[spambayes-dev] RE: [Python-Dev] RE: [Spambayes] Question (orpossibly a bug report)

Tim Peters tim.one@comcast.net
Sun, 27 Jul 2003 16:54:42 -0400


[Mark Hammond]
> This seems to be coming to a conclusion.  Not a completely
> satisfactory one, but one nonetheless.
>
> Short story for the python-dev crew:
>
> * Some Windows programs are known to run with the CRT locale set to
>   other than "C" - specifically, set to the locale of the user.
> * If this happens, the marshal module will load floating point
>   literals incorrectly.

Well, it depends on the locale, and on the fp literals in question, but it's
often the case that damage occurs.

> * Thus, once this happens, if a .pyc file is imported, the floating
>   point literals in that .pyc are wrong.  Confusion reigns.

Yup -- and it's an excellent to-the-point summary!

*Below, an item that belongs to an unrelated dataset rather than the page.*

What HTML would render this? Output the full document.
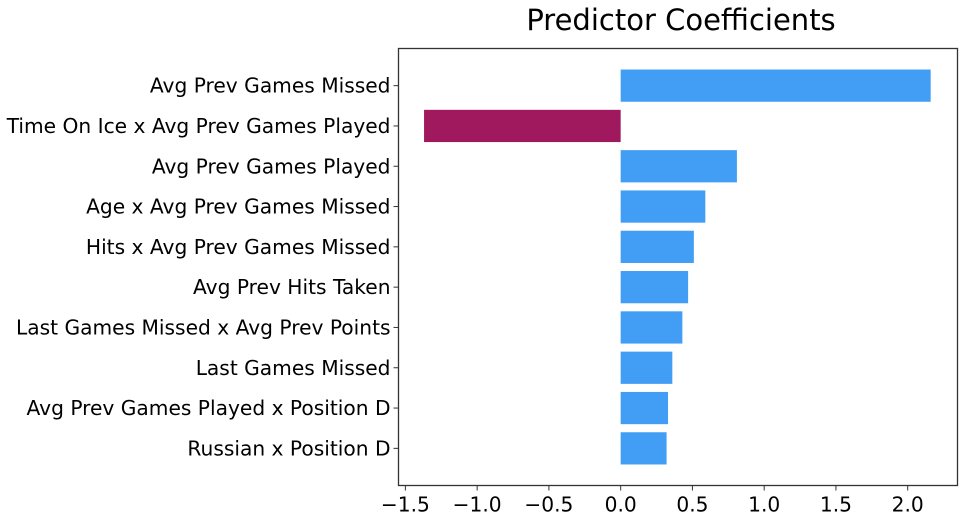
<!DOCTYPE html>
<html><head><meta charset="utf-8"><style>
body{margin:0;background:#fff;}
svg text{font-family:"DejaVu Sans","Liberation Sans",sans-serif;fill:#000;}
</style></head><body>
<svg id="chart" width="967" height="517" xmlns="http://www.w3.org/2000/svg">
<text x="681" y="30" font-size="29" text-anchor="middle">Predictor Coefficients</text>
<g id="bars"></g>
<g id="yticks"></g>
<g id="xticks"></g>
<rect x="398.5" y="48.5" width="559" height="437" fill="none" stroke="#333" stroke-width="1.3"/>
</svg>
<script>
const categories = ["Avg Prev Games Missed","Time On Ice x Avg Prev Games Played","Avg Prev Games Played","Age x Avg Prev Games Missed","Hits x Avg Prev Games Missed","Avg Prev Hits Taken","Last Games Missed x Avg Prev Points","Last Games Missed","Avg Prev Games Played x Position D","Russian x Position D"];
const values = [2.16, -1.37, 0.81, 0.59, 0.51, 0.47, 0.43, 0.36, 0.33, 0.32];
const xTickValues = [-1.5, -1.0, -0.5, 0.0, 0.5, 1.0, 1.5, 2.0];
const xTickLabels = ["\u22121.5","\u22121.0","\u22120.5","0.0","0.5","1.0","1.5","2.0"];

const NS = "http://www.w3.org/2000/svg";
const L = 398.5, R = 957.5, T = 48.5, B = 485.5;
const xMin = -1.548, xMax = 2.347;
const x = v => L + (v - xMin) / (xMax - xMin) * (R - L);
const step = (B - T - 34) / (categories.length - 1 + 1);
const yc = i => T + 17 + step * 0.5 + i * step;
const bh = step * 0.8;

const bars = document.getElementById('bars');
const yt = document.getElementById('yticks');
const xt = document.getElementById('xticks');

categories.forEach((c, i) => {
  const v = values[i];
  const r = document.createElementNS(NS, 'rect');
  r.setAttribute('x', Math.min(x(0), x(v)));
  r.setAttribute('width', Math.abs(x(v) - x(0)));
  r.setAttribute('y', yc(i) - bh / 2);
  r.setAttribute('height', bh);
  r.setAttribute('fill', v < 0 ? '#A0195E' : '#429EF5');
  
  
  bars.appendChild(r);

  const tk = document.createElementNS(NS, 'line');
  tk.setAttribute('x1', L - 5); tk.setAttribute('x2', L);
  tk.setAttribute('y1', yc(i)); tk.setAttribute('y2', yc(i));
  tk.setAttribute('stroke', '#333');
  
  
  yt.appendChild(tk);

  const t = document.createElementNS(NS, 'text');
  t.setAttribute('x', L - 8);
  t.setAttribute('y', yc(i) + 7);
  t.setAttribute('font-size', '20.2');
  t.setAttribute('text-anchor', 'end');
  t.textContent = c;
  
  
  yt.appendChild(t);
});

xTickValues.forEach((v, i) => {
  const tk = document.createElementNS(NS, 'line');
  tk.setAttribute('x1', x(v)); tk.setAttribute('x2', x(v));
  tk.setAttribute('y1', B); tk.setAttribute('y2', B + 5);
  tk.setAttribute('stroke', '#333');
  
  
  xt.appendChild(tk);

  const t = document.createElementNS(NS, 'text');
  t.setAttribute('x', x(v));
  t.setAttribute('y', B + 26);
  t.setAttribute('font-size', '20.2');
  t.setAttribute('text-anchor', 'middle');
  t.textContent = xTickLabels[i];
  
  
  xt.appendChild(t);
});
</script>
</body></html>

> The "best" solution to this probably involves removing Python being
> dependent on the locale - there is even an existing patch for that.

Kinda.

> To the SpamBayes specifics:
> ...
> I have a version working for the original bug reporter.  While on our
> machines, we can reproduce the locale being switched at MAPILogon
> time, my instrumented version also shows that for some people at
> least, Outlook itself will also change it back some time before
> delivering UI events to us.

There's potentially another dark side to this story:  if MS code is going
out of its way to switch locale, it's presumably because some of MS's code
wants to change the behavior of CRT routines to work "as expected" for the
current user.  So if we switch LC_NUMERIC back to "C", we *may* be creating
problems for Outlook.  I'll never stumble into this, since "C" locale and my
normal locale are so similar (and have identical behavior in the LC_NUMERIC
category).  At least Win32's *native* notions of locale are  settable on a
per-thread basis; C's notion is a global hammer; it's unclear to me why MS's
code is even touching C's notion.

> ...
> We *do* still have the "social" problem of what locale conventions to
> use for Config files, but that has nothing to do with our tools...

To the extent that Config files use Python syntax, they're least surprising
if they stick to Python syntax.  The locale pit is deep.  For example,
Finnish uses a non-breaking space to separate thousands "although fullstop
may be used in monetary context".  We'll end up with more code to cater to
gratuitous locale differences than to identify spam <0.7 wink>.